----- Provided data

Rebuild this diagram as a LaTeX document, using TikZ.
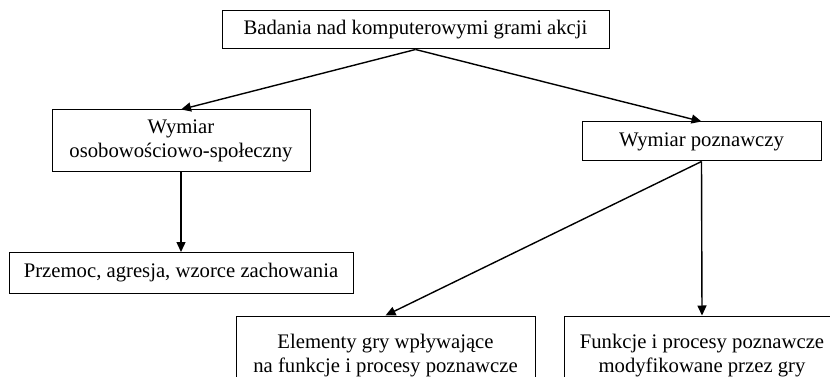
\documentclass[tikz,border=0pt]{standalone}
\usepackage{fontspec}
\setmainfont{Liberation Serif}
\usetikzlibrary{arrows.meta}
\begin{document}
\begin{tikzpicture}[x=1pt,y=-1pt,
  box/.style={draw=black, line width=1pt, inner sep=0pt, align=center,
    font=\fontsize{20.7}{24}\selectfont},
  conn/.style={line width=1.4pt, -{Triangle[length=10pt,width=9pt]}}]
\useasboundingbox (0,0) rectangle (830,377);
\clip (0,0) rectangle (830,377);
\node[box, minimum width=387pt, minimum height=38pt] (top) at (415.5,30) {Badania nad komputerowymi grami akcji};
\node[box, minimum width=258pt, minimum height=61pt] (left) at (181,140.5) {Wymiar\\osobowościowo-społeczny};
\node[box, minimum width=344pt, minimum height=41pt] (prz) at (181,273) {Przemoc, agresja, wzorce zachowania};
\node[box, minimum width=239pt, minimum height=39pt] (pozn) at (701.5,141.5) {Wymiar poznawczy};
\node[box, minimum width=299pt, minimum height=80pt] (elem) at (385.5,356) {Elementy gry wpływające\\na funkcje i procesy poznawcze};
\node[box, minimum width=276pt, minimum height=80pt] (funk) at (702,356) {Funkcje i procesy poznawcze\\modyfikowane przez gry};
\draw[conn] (top.south) -- (left.north);
\draw[conn] (top.south) -- (pozn.north);
\draw[conn] (left.south) -- (prz.north);
\draw[conn] (pozn.south) -- (elem.north);
\draw[conn] (pozn.south) -- (funk.north);
\end{tikzpicture}
\end{document}
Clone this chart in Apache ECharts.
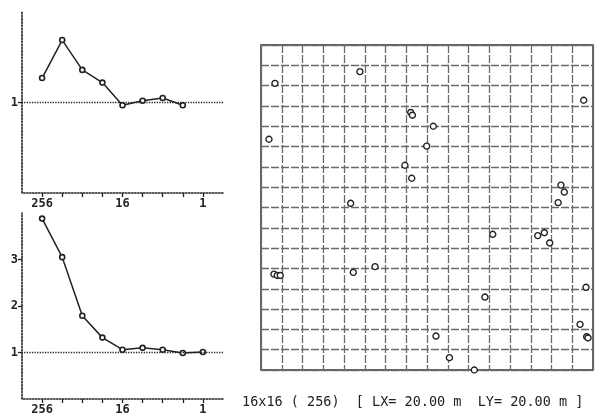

----------

Brief.
All of the records above must be copied exactly, except for the pictures.

Finished answer.
Rebuild this diagram as a LaTeX document, using TikZ.
\documentclass[tikz,border=0pt]{standalone}
\usepackage{fontspec}
\setmainfont{Liberation Serif}
\usetikzlibrary{arrows.meta}
\begin{document}
\begin{tikzpicture}[x=1pt,y=-1pt,
  box/.style={draw=black, line width=1pt, inner sep=0pt, align=center,
    font=\fontsize{20.7}{24}\selectfont},
  conn/.style={line width=1.4pt, -{Triangle[length=10pt,width=9pt]}}]
\useasboundingbox (0,0) rectangle (830,377);
\clip (0,0) rectangle (830,377);
\node[box, minimum width=387pt, minimum height=38pt] (top) at (415.5,30) {Badania nad komputerowymi grami akcji};
\node[box, minimum width=258pt, minimum height=61pt] (left) at (181,140.5) {Wymiar\\osobowościowo-społeczny};
\node[box, minimum width=344pt, minimum height=41pt] (prz) at (181,273) {Przemoc, agresja, wzorce zachowania};
\node[box, minimum width=239pt, minimum height=39pt] (pozn) at (701.5,141.5) {Wymiar poznawczy};
\node[box, minimum width=299pt, minimum height=80pt] (elem) at (385.5,356) {Elementy gry wpływające\\na funkcje i procesy poznawcze};
\node[box, minimum width=276pt, minimum height=80pt] (funk) at (702,356) {Funkcje i procesy poznawcze\\modyfikowane przez gry};
\draw[conn] (top.south) -- (left.north);
\draw[conn] (top.south) -- (pozn.north);
\draw[conn] (left.south) -- (prz.north);
\draw[conn] (pozn.south) -- (elem.north);
\draw[conn] (pozn.south) -- (funk.north);
\end{tikzpicture}
\end{document}
Clone this chart in Apache ECharts.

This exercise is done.